Besides its concerts and recitals, Pipeworks festival introduces Meet the Organ – a number of talks and interviews by and with the musicians taking part. The festival also conducts a number of master classes led by some of the performing artists.
Following the opening NCH event with the NSO conducted by festival director, David Leigh, and soloist David Goode heard in music by Marcel Dupré and Camille Saint-Saëns, the festival’s education officer, David O’Shea, gave a talk on the Hall’s magnificent Kenneth Jones instrument installed in 1991.
Yesterday found David Leigh on home ground in St Patrick’s Cathedral where his recital celebrated the sesquicentenary of Liege-born Joseph Jongen with his substantial Eroica Sonata and that of Max Reger through his significant Op 135b Fantasia and Fugue.
This evening June 22 the festival focus moves to Dublin’s other venerable cathedral – Christ Church – for what will be a further highlight through the visit of the internationally acclaimed choral group, The Tallis Scholars. Entitled Reflecting Byrd, their concert commemorates the 400th anniversary of the composer’s death on July 4, 1623.
There will be a lunchtime recital tomorrow Friday June 23 in Sandford parish church by Birmingham-born Francesca Massey, who is also a fellow of the distinguished Royal College of Organists. Her varied programme will be preceded by a chat between herself and Trevor Crowe, the man responsible for the recent restoration of Sandford’s organ.
Tomorrow evening brings a return to St Patrick’s Cathedral and David Goode, described as “one of the leading organists of his generation”. Fulfilling an international schedule of solo and concerto appearances, Goode’s wide-ranging discography includes a complete Bach series and major works by Max Reger. His programme will “showcase the many facets and colours” of St Patrick’s magnificent 1902 Willis instrument.
On Saturday afternoon in TCD’s Public Theatre, once called the Examination Hall, Edinburgh City Organist John Kitchen converses with Andrew Johnstone. Both highly enthusiastic scholars of early English music, they will discuss the life and works of William Byrd (c.1540-1623).

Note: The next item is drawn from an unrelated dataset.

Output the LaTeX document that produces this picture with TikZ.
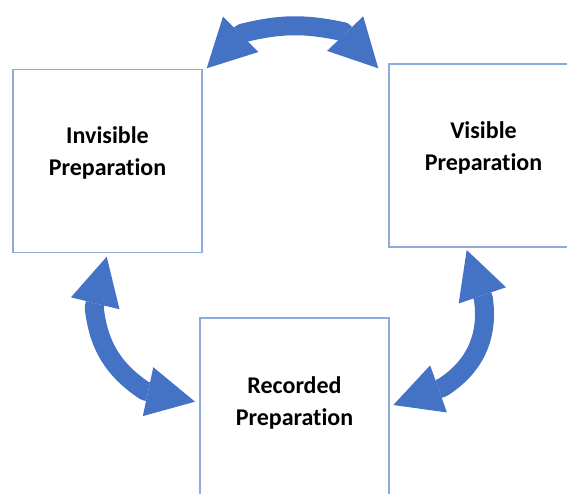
\documentclass[tikz,border=0pt]{standalone}
\usepackage{fontspec}
\setmainfont{Carlito}[Ligatures=NoCommon]
\usetikzlibrary{arrows.meta, positioning}

\definecolor{boxline}{RGB}{143,170,220}
\definecolor{arrowblue}{RGB}{68,114,196}

\tikzset{
  prepbox/.style={draw=boxline, line width=1.2pt, minimum width=189pt, minimum height=183pt, inner sep=0pt},
  preptext/.style={font=\fontsize{24}{32}\selectfont\bfseries, align=center},
  cyclearrow/.style={draw=arrowblue, line width=19pt, line join=round,
    {Triangle[length=48pt, width=50pt, line width=0pt]}-{Triangle[length=48pt, width=50pt, line width=0pt]}},
}

\begin{document}
\begin{tikzpicture}[x=1pt, y=1pt]
	\useasboundingbox (0,0) rectangle (567,493);
	
	% Boxes
	\node[prepbox] (inv) at (107.5,332) {};
	\node[prepbox] (vis) at (483.5,337.5) {};
	\node[prepbox, minimum height=185pt] (rec) at (294.5,82.5) {};
	
	% Labels
	\node[preptext] (inv-text) at ([yshift=8pt]inv.center) {Invisible\\Preparation};
	\node[preptext] (vis-text) at ([yshift=8pt]vis.center) {Visible\\Preparation};
	\node[preptext] (rec-text) at ([yshift=8pt]rec.center) {Recorded\\Preparation};
	
	% Arrow tips and shaft ends
	\coordinate (top-l) at (206.7,424.7);
	\coordinate (top-lb) at (241.7,459.7);
	\coordinate (top-rb) at (343.3,461.3);
	\coordinate (top-r) at (378.3,424.7);
	\coordinate (left-t) at (106.7,236.3);
	\coordinate (left-tb) at (94.2,185.5);
	\coordinate (left-bb) at (145,102);
	\coordinate (left-b) at (195,91.3);
	\coordinate (right-t) at (466.7,243);
	\coordinate (right-tb) at (483.3,194.7);
	\coordinate (right-bb) at (442.5,105.5);
	\coordinate (right-b) at (393.3,88);
	
	% Arrows
	\draw[cyclearrow] (top-l) -- (top-lb) to[bend left=13] (top-rb) -- (top-r);
	\draw[cyclearrow] (left-t) -- (left-tb) to[bend right=25] (left-bb) -- (left-b);
	\draw[cyclearrow] (right-t) -- (right-tb) to[bend left=33] (right-bb) -- (right-b);
	
\end{tikzpicture}
\end{document}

On Saturday evening Kitchen’s TCD recital will be devoted mainly to Byrd but inserts pieces by the latter’s contemporaries Orlando Gibbons and Thomas Tomkins. The idea is to demonstrate the varied possibilities of the TCD instrument, “recently reconstructed in historic style” by the Nottingham firm of Goetze and Gwynn.
A recital by Matthew Owens, who has held posts in Edinburgh, Manchester, Wells and Belfast, ends the festival on Sunday June 25 in St Michael’s Dun Laoghaire. His programme offers the Irish première of Howard Skempton’s Preludes and Fugues, a work, it is said, that shows the Chester-born composer’s “colossal intellectual status and communicative capability”!